[start of Information shown]

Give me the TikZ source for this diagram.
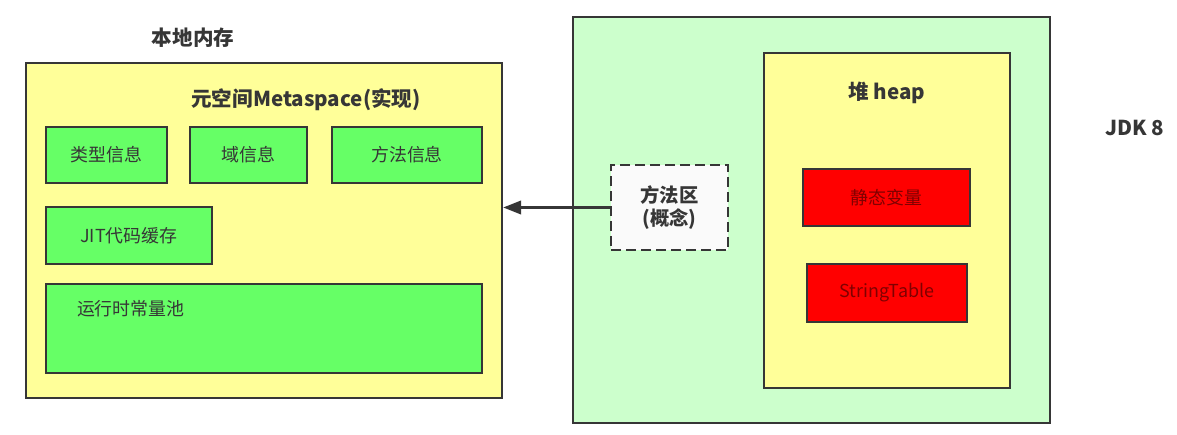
\documentclass[tikz,border=0pt]{standalone}
\usepackage{fontspec}
\setmainfont{Noto Sans CJK SC}
\usetikzlibrary{arrows.meta, positioning}
\definecolor{memyellow}{HTML}{FFFF99}
\definecolor{boxgreen}{HTML}{66FF66}
\definecolor{jdkgreen}{HTML}{CCFFCC}
\definecolor{edge}{HTML}{363636}
\tikzset{
  every node/.style={font=\fontsize{10.2}{12}\selectfont, text=edge},
  area/.style  = {rectangle, draw=edge, line width=1.4pt, fill=memyellow, inner sep=0pt},
  part/.style  = {rectangle, draw=edge, line width=1.4pt, fill=boxgreen, inner sep=0pt,
                  align=center},
  heapv/.style = {rectangle, draw=edge, line width=1.4pt, fill=red, inner sep=0pt,
                  align=center, text=red!50!black},
  concept/.style = {rectangle, draw=edge, line width=1.4pt, dash pattern=on 0.2cm off 0.1cm,
                  fill=white!98!black, align=center, inner sep=0pt,
                  font=\fontsize{11}{13}\selectfont\bfseries},
  title/.style = {font=\fontsize{11.7}{13}\selectfont\bfseries},
  arrow/.style = {-{Triangle[length=0.36cm,width=0.27cm]}, line width=1.4pt, draw=edge},
}
\begin{document}
\begin{tikzpicture}[x=0.02cm, y=-0.02cm]
  \useasboundingbox (0,0) rectangle (1177,435);

  % ---- native memory / metaspace ----
  \node[area] (mem) at (264,230.5) [minimum width=9.52cm, minimum height=6.7cm] {};
  \node[title] (memlbl)  at (193,38)  {本地内存};
  \node[title] (metalbl) at (306,100) {元空间Metaspace(实现)};

  \node[part] (type)   at (106.5,155) [minimum width=2.42cm, minimum height=1.12cm] {类型信息};
  \node[part] (field)  at (248.5,155) [minimum width=2.34cm, minimum height=1.12cm] {域信息};
  \node[part] (method) at (407,155)   [minimum width=3.0cm,  minimum height=1.12cm] {方法信息};
  \node[part] (jit)    at (129,235.5) [minimum width=3.32cm, minimum height=1.14cm] {JIT代码缓存};
  \node[part] (pool)   at (264,328.5) [minimum width=8.72cm, minimum height=1.78cm,
        label={[anchor=west, xshift=0.52cm, yshift=-0.52cm]north west:运行时常量池}] {};

  % ---- JDK 8 ----
  \node[area, fill=jdkgreen] (jdk) at (811.5,220) [minimum width=9.54cm, minimum height=8.12cm] {};
  \node[title] (jdklbl) at (1135,128) {JDK 8};

  \node[concept] (mdarea) at (669.5,207.5) [minimum width=2.34cm, minimum height=1.7cm] {方法区\\(概念)};

  \node[area] (heap) at (887,220.5) [minimum width=4.92cm, minimum height=6.7cm] {};
  \node[title] (heaplbl) at (887,93) {堆 heap};
  \node[heapv] (static) at (886.5,197.5) [minimum width=3.34cm, minimum height=1.14cm] {静态变量};
  \node[heapv] (strtab) at (887,293)     [minimum width=3.2cm,  minimum height=1.16cm] {StringTable};

  % ---- method area -> metaspace ----
  \draw[arrow] (mdarea.west) -- (mdarea.west -| mem.east);
\end{tikzpicture}
\end{document}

[end of Information shown]

=== Given instruction ===
Copy out all the data exactly; skip the pictures.

=== Full answer ===
Give me the TikZ source for this diagram.
\documentclass[tikz,border=0pt]{standalone}
\usepackage{fontspec}
\setmainfont{Noto Sans CJK SC}
\usetikzlibrary{arrows.meta, positioning}
\definecolor{memyellow}{HTML}{FFFF99}
\definecolor{boxgreen}{HTML}{66FF66}
\definecolor{jdkgreen}{HTML}{CCFFCC}
\definecolor{edge}{HTML}{363636}
\tikzset{
  every node/.style={font=\fontsize{10.2}{12}\selectfont, text=edge},
  area/.style  = {rectangle, draw=edge, line width=1.4pt, fill=memyellow, inner sep=0pt},
  part/.style  = {rectangle, draw=edge, line width=1.4pt, fill=boxgreen, inner sep=0pt,
                  align=center},
  heapv/.style = {rectangle, draw=edge, line width=1.4pt, fill=red, inner sep=0pt,
                  align=center, text=red!50!black},
  concept/.style = {rectangle, draw=edge, line width=1.4pt, dash pattern=on 0.2cm off 0.1cm,
                  fill=white!98!black, align=center, inner sep=0pt,
                  font=\fontsize{11}{13}\selectfont\bfseries},
  title/.style = {font=\fontsize{11.7}{13}\selectfont\bfseries},
  arrow/.style = {-{Triangle[length=0.36cm,width=0.27cm]}, line width=1.4pt, draw=edge},
}
\begin{document}
\begin{tikzpicture}[x=0.02cm, y=-0.02cm]
  \useasboundingbox (0,0) rectangle (1177,435);

  % ---- native memory / metaspace ----
  \node[area] (mem) at (264,230.5) [minimum width=9.52cm, minimum height=6.7cm] {};
  \node[title] (memlbl)  at (193,38)  {本地内存};
  \node[title] (metalbl) at (306,100) {元空间Metaspace(实现)};

  \node[part] (type)   at (106.5,155) [minimum width=2.42cm, minimum height=1.12cm] {类型信息};
  \node[part] (field)  at (248.5,155) [minimum width=2.34cm, minimum height=1.12cm] {域信息};
  \node[part] (method) at (407,155)   [minimum width=3.0cm,  minimum height=1.12cm] {方法信息};
  \node[part] (jit)    at (129,235.5) [minimum width=3.32cm, minimum height=1.14cm] {JIT代码缓存};
  \node[part] (pool)   at (264,328.5) [minimum width=8.72cm, minimum height=1.78cm,
        label={[anchor=west, xshift=0.52cm, yshift=-0.52cm]north west:运行时常量池}] {};

  % ---- JDK 8 ----
  \node[area, fill=jdkgreen] (jdk) at (811.5,220) [minimum width=9.54cm, minimum height=8.12cm] {};
  \node[title] (jdklbl) at (1135,128) {JDK 8};

  \node[concept] (mdarea) at (669.5,207.5) [minimum width=2.34cm, minimum height=1.7cm] {方法区\\(概念)};

  \node[area] (heap) at (887,220.5) [minimum width=4.92cm, minimum height=6.7cm] {};
  \node[title] (heaplbl) at (887,93) {堆 heap};
  \node[heapv] (static) at (886.5,197.5) [minimum width=3.34cm, minimum height=1.14cm] {静态变量};
  \node[heapv] (strtab) at (887,293)     [minimum width=3.2cm,  minimum height=1.16cm] {StringTable};

  % ---- method area -> metaspace ----
  \draw[arrow] (mdarea.west) -- (mdarea.west -| mem.east);
\end{tikzpicture}
\end{document}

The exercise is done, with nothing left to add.